Духами дело не решить, сказал кто-то трезвый и умный внутри Павловой головы. Духи, цветы, конфеты – все это применимо на ранних стадиях, когда ты еще не понимаешь, кто эта женщина, знаешь только: ты хочешь с нею быть. Она может обижаться, потому что ты произнес какую-то фразу, воспринятую ею совсем не так, или же не понял, что она в ресторан хочет, или же заговорил про отпуск – а она уже подумала, что вы с нею в этот отпуск поедете, просто так, через неделю знакомства. Тогда либо ты перестаешь отвечать на звонки, либо покупаешь букет, который посоветует тебе милая продавщица в ларьке, бутылку вина, коробку конфет (хотя твоя пассия вечно сидит на диете, конфеты всегда куда-то быстро из коробки деваются, вот ведь парадокс!) и едешь искупать вину. И через некоторое время искупаешь, чему способствует задушевный разговор и порция хорошего секса.

Врачи советуют обращаться к ним как можно раньше, чтобы вылечить болезнь на ранней стадии. Где-то он, Павел Санников, эту стадию прошляпил.

Он ведь всегда думал, что все у него будет не так, как у других. Что будет – ну вот как у отца с матерью, которые, как в сказке, жили долго и счастливо и умерли в один день, а до этого простиралась длинная жизнь, полная таких прекрасных вещей, как совместный отдых, блины по воскресеньям, внезапные поездки в город – просто так, погулять по Красной площади и Александровскому саду, или в парке Коломенского пройтись, или, например, в Царицыно. Павел не любил новое, отреставрированное Царицыно именно потому, что в том, старом, ощущалась особая романтика, и там они долго-долго гуляли с родителями, кидались охапками огненных кленовых листьев и фотографировались у стен и башен на старый «ФЭД». И всю жизнь, пока родители были живы, Павла не покидало спокойное и твердое чувство: к ним он может прийти всегда и увидеть, что так бывает.

Одна женщина всю жизнь любит одного мужчину, и наоборот, и только так и должно быть со всеми нами до скончания века.
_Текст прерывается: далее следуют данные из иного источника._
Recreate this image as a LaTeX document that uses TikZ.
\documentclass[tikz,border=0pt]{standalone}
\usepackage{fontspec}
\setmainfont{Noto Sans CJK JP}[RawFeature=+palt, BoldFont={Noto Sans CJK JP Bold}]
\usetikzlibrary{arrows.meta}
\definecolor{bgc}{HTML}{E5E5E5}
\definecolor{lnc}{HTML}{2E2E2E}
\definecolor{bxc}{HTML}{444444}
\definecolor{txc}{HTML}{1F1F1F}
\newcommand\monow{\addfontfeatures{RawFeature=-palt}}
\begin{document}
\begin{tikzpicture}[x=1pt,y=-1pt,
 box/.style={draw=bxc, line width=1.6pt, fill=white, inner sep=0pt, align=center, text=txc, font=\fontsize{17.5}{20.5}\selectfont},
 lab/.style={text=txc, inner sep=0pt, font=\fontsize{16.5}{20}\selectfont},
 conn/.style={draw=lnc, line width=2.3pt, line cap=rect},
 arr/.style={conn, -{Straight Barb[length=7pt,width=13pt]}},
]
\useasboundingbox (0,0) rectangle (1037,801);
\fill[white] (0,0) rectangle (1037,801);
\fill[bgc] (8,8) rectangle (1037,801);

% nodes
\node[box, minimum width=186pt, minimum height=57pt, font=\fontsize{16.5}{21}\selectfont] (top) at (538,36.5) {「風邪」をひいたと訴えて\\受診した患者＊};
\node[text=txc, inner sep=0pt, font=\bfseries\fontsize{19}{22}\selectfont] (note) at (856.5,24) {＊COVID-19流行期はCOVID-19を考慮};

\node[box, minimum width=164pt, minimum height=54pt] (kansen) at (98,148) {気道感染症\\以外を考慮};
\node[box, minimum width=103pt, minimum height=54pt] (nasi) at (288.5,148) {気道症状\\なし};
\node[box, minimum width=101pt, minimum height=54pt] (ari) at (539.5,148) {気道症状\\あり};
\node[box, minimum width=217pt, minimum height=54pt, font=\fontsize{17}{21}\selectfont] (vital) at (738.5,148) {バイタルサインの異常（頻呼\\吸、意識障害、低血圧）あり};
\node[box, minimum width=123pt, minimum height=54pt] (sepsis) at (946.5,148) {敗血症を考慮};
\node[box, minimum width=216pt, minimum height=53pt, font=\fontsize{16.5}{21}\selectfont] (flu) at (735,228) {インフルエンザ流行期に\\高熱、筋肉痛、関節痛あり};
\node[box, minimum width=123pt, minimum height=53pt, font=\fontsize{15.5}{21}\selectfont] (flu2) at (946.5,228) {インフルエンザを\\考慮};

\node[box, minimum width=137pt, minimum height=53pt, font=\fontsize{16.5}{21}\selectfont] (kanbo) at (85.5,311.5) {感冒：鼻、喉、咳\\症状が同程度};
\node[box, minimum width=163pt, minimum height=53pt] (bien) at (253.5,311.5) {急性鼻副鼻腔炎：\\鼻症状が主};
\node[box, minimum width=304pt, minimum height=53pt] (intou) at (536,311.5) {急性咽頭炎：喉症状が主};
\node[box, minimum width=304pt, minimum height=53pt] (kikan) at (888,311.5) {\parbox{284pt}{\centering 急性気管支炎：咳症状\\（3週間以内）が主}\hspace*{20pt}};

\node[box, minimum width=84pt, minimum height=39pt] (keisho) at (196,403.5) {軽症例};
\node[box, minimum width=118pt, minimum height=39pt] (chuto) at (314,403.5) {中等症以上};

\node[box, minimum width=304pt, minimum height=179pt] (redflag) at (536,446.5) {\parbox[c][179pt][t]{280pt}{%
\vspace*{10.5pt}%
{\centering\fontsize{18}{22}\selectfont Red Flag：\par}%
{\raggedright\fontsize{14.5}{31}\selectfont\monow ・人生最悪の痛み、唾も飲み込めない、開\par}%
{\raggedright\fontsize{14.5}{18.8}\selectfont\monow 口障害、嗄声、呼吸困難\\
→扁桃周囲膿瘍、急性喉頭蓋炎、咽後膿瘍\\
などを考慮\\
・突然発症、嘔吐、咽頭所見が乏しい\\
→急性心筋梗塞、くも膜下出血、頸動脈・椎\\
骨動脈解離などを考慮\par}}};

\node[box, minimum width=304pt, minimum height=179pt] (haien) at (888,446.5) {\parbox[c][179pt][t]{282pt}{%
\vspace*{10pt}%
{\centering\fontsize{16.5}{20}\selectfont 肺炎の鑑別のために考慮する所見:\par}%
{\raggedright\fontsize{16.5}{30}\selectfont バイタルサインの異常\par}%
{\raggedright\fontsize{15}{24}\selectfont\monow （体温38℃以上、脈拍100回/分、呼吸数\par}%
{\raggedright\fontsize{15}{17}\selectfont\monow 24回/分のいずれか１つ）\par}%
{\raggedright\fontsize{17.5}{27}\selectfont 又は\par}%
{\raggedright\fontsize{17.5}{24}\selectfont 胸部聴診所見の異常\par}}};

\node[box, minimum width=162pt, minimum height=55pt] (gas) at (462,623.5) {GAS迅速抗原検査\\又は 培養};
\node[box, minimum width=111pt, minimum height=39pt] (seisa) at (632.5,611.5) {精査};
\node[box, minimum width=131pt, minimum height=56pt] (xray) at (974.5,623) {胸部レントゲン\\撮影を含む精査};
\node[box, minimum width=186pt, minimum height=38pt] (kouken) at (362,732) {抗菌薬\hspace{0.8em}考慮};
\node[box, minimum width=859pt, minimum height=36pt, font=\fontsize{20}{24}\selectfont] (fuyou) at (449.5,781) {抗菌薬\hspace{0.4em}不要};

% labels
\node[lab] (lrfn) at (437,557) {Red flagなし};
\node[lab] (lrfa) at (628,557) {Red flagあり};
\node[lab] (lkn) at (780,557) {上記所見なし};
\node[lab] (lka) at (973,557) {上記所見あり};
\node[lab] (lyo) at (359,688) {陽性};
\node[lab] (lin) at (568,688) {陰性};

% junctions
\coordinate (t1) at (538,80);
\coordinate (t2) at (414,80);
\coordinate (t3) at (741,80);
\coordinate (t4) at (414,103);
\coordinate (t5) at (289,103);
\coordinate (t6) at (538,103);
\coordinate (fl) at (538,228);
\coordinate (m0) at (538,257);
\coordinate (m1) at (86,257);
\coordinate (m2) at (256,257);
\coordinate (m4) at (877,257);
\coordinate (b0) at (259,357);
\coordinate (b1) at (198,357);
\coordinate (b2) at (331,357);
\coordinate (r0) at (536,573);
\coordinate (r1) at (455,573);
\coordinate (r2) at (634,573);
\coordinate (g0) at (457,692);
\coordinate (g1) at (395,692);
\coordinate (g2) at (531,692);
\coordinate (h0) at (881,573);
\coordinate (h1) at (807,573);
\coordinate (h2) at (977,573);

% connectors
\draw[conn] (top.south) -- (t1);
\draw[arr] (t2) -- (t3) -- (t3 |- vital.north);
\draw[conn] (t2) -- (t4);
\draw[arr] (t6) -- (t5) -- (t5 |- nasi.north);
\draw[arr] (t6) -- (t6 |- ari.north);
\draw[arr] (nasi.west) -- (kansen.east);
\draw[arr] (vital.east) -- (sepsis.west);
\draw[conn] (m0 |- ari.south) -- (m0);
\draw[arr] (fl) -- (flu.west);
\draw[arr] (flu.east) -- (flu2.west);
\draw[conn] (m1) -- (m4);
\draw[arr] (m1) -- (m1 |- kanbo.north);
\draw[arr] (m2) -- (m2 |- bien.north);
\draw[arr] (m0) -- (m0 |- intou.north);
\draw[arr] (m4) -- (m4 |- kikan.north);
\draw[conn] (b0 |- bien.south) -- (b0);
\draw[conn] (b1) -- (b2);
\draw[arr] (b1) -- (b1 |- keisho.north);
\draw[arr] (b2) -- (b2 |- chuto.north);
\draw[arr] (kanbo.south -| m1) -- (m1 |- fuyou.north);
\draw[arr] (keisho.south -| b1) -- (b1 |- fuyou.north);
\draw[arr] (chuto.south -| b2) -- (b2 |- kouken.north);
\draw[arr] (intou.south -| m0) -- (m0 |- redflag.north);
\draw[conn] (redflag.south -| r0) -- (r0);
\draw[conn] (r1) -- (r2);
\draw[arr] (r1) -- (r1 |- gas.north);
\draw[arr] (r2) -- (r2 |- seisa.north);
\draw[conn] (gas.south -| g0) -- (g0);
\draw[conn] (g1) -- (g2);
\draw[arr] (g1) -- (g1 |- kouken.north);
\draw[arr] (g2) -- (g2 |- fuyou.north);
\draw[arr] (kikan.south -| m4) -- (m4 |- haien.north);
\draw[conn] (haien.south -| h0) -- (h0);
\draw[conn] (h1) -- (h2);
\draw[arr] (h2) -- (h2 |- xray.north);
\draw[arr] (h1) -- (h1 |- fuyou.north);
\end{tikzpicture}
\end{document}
Павел и женился-то потому, что ему казалось, будто Ирина – та самая, волшебная, не фея, но уж точно колдунья, с которой каждый день будет сюрпризом.
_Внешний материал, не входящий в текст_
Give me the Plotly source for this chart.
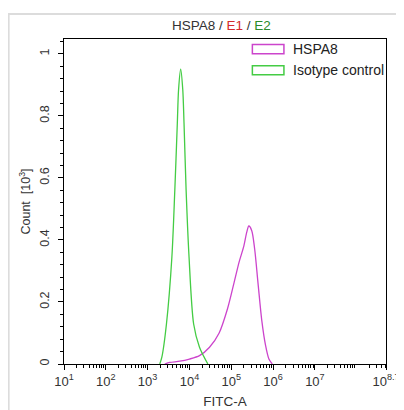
import plotly.graph_objects as go

# ---- data (log10 of FITC-A intensity, count in 10^3) ----
iso_log = [3.29, 3.34, 3.45, 3.58, 3.65, 3.71, 3.74, 3.79, 3.84, 3.87, 3.92, 3.99, 4.10, 4.24, 4.44]
iso_count = [0.0, 0.022, 0.129, 0.345, 0.561, 0.777, 0.885, 0.951, 0.885, 0.777, 0.561, 0.345, 0.129, 0.054, 0.0]

hspa_log = [3.41, 3.53, 3.77, 4.00, 4.24, 4.48, 4.71, 4.91, 5.07, 5.19, 5.30, 5.37, 5.42,
            5.49, 5.56, 5.64, 5.73, 5.82, 5.90, 5.98]
hspa_count = [0.0, 0.005, 0.009, 0.016, 0.027, 0.054, 0.10, 0.178, 0.264, 0.33, 0.38, 0.425, 0.445,
              0.43, 0.37, 0.26, 0.14, 0.06, 0.016, 0.0]

x_tick_exp = [1, 2, 3, 4, 5, 6, 7, 8.7]
x_tick_text = ["10<sup>1</sup>", "10<sup>2</sup>", "10<sup>3</sup>", "10<sup>4</sup>",
               "10<sup>5</sup>", "10<sup>6</sup>", "10<sup>7</sup>", "10<sup>8.7</sup>"]
y_tick_vals = [0, 0.2, 0.4, 0.6, 0.8, 1]
y_tick_text = ["0", "0.2", "0.4", "0.6", "0.8", "1"]

series_names = ["HSPA8", "Isotype control"]
MAGENTA = "#cc44cc"
GREEN = "#44cc44"
FONT = "Liberation Sans, Arial, sans-serif"

fig = go.Figure()
fig.add_trace(go.Scatter(x=[10 ** e for e in hspa_log], y=hspa_count, mode="lines",
                         line=dict(color=MAGENTA, width=1.3, shape="spline", smoothing=0.8),
                         name=series_names[0], showlegend=False))
fig.add_trace(go.Scatter(x=[10 ** e for e in iso_log], y=iso_count, mode="lines",
                         line=dict(color=GREEN, width=1.3, shape="spline", smoothing=0.8),
                         name=series_names[1], showlegend=False))

minor_x = [k * 10 ** d for d in range(1, 9) for k in range(2, 10) if k * 10 ** d < 10 ** 8.7]

fig.update_xaxes(
    type="log", range=[1, 8.7],
    tickmode="array", tickvals=[10 ** e for e in x_tick_exp], ticktext=x_tick_text,
    ticks="outside", ticklen=5, tickwidth=1, tickcolor="black",
    showline=True, linecolor="black", linewidth=1, mirror=True,
    showgrid=False, zeroline=False, ticklabeloverflow="allow",
    tickfont=dict(family=FONT, size=13, color="#333333"),
    minor=dict(tickmode="array", tickvals=minor_x, ticks="outside", ticklen=3,
               tickcolor="black", tickwidth=1, showgrid=False),
    title=dict(text="FITC-A", font=dict(family=FONT, size=13.5, color="#333333"), standoff=8),
)
fig.update_yaxes(
    range=[0, 1.048],
    tickmode="array", tickvals=y_tick_vals, ticktext=y_tick_text, tickangle=-90,
    ticks="outside", ticklen=5, tickwidth=1, tickcolor="black", ticklabelstandoff=4,
    showline=True, linecolor="black", linewidth=1, mirror=True,
    showgrid=False, zeroline=False,
    tickfont=dict(family=FONT, size=12.5, color="#333333"),
    minor=dict(dtick=0.04, ticks="outside", ticklen=3, tickcolor="black", tickwidth=1, showgrid=False),
    title=dict(text="Count  [10<sup>3</sup>]", font=dict(family=FONT, size=12.5, color="#333333"), standoff=4),
)

shapes = [
    # outer light panel border
    dict(type="rect", xref="paper", yref="paper", x0=-0.172, x1=1.4, y0=-0.4, y1=1.077,
         line=dict(color="#dcdcdc", width=2), layer="below"),
    # legend boxes
    dict(type="rect", xref="paper", yref="paper", x0=0.585, x1=0.683, y0=0.955, y1=0.983,
         line=dict(color=MAGENTA, width=1.5)),
    dict(type="rect", xref="paper", yref="paper", x0=0.585, x1=0.683, y0=0.890, y1=0.918,
         line=dict(color=GREEN, width=1.5)),
]
annotations = [
    dict(xref="paper", yref="paper", x=0.705, y=0.969, xanchor="left", yanchor="middle",
         text=series_names[0], showarrow=False, font=dict(family=FONT, size=14, color="#222222")),
    dict(xref="paper", yref="paper", x=0.705, y=0.904, xanchor="left", yanchor="middle",
         text=series_names[1], showarrow=False, font=dict(family=FONT, size=14, color="#222222")),
    dict(xref="paper", yref="paper", x=0.49, y=1.042, xanchor="center", yanchor="middle",
         text="HSPA8 / <span style='color:#d42a2a'>E1</span> / <span style='color:#2a8a2a'>E2</span>",
         showarrow=False, font=dict(family=FONT, size=13.5, color="#333333")),
]

fig.update_layout(
    width=404, height=410,
    margin=dict(l=56, r=16, t=31, b=49),
    paper_bgcolor="white", plot_bgcolor="white",
    shapes=shapes, annotations=annotations, showlegend=False,
)

fig.write_html("out.html", config={"displayModeBar": False})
Он не ошибся, в общем-то. Только сюрпризы все чаще становились неприятными.

Оттого, что позволил самому себя пожалеть, Павел рассердился и духи не купил.

Смысла никакого.

Он отправился к выходу на посадку, сел поблизости и некоторое время читал книжку с телефона, а потом появились работники аэропорта и начали грузить всех в самолет.

Народу в Испанию летела тьма – еще бы, кому не хочется сбежать от зимы, которая, мерещилось, все не желает уходить, все цепляется холодными костлявыми лапами. А ведь уже почти начало мая… Именно майские праздники, видимо, и следовало благодарить за то, что на рейсе на Мадрид оказалось столько молодых семей с неугомонными детьми – и уже сейчас было понятно: покою они не дадут. Станут носиться по проходу, истерически визжать и всячески мешать культурным гражданам. Павел сердился на себя, а виноват, как обычно, весь свет.

Санников недолго оставался в одиночестве: сначала явилась приятная дама средних лет, судя по всему, иностранка, и заняла место у окна, а затем, виртуозно обходя пассажиров, бившихся за багажное место на полках, пришли две девушки, показавшиеся Павлу смутно знакомыми. Точно, он видел их рядом с представительницей турфирмы. Значит, журналистки. У одной еще волосы смешно заплетены в две тощие косички, это Павел запомнил.

– Двадцать один, двадцать два, двадцать три, – считала та, что с косичками, а вторая, белокурая и полненькая, озиралась с некоторым испугом, как будто попала на жертвоприношение по случаю праздника в одном из африканских племен. – Вот тут я сижу. А вы?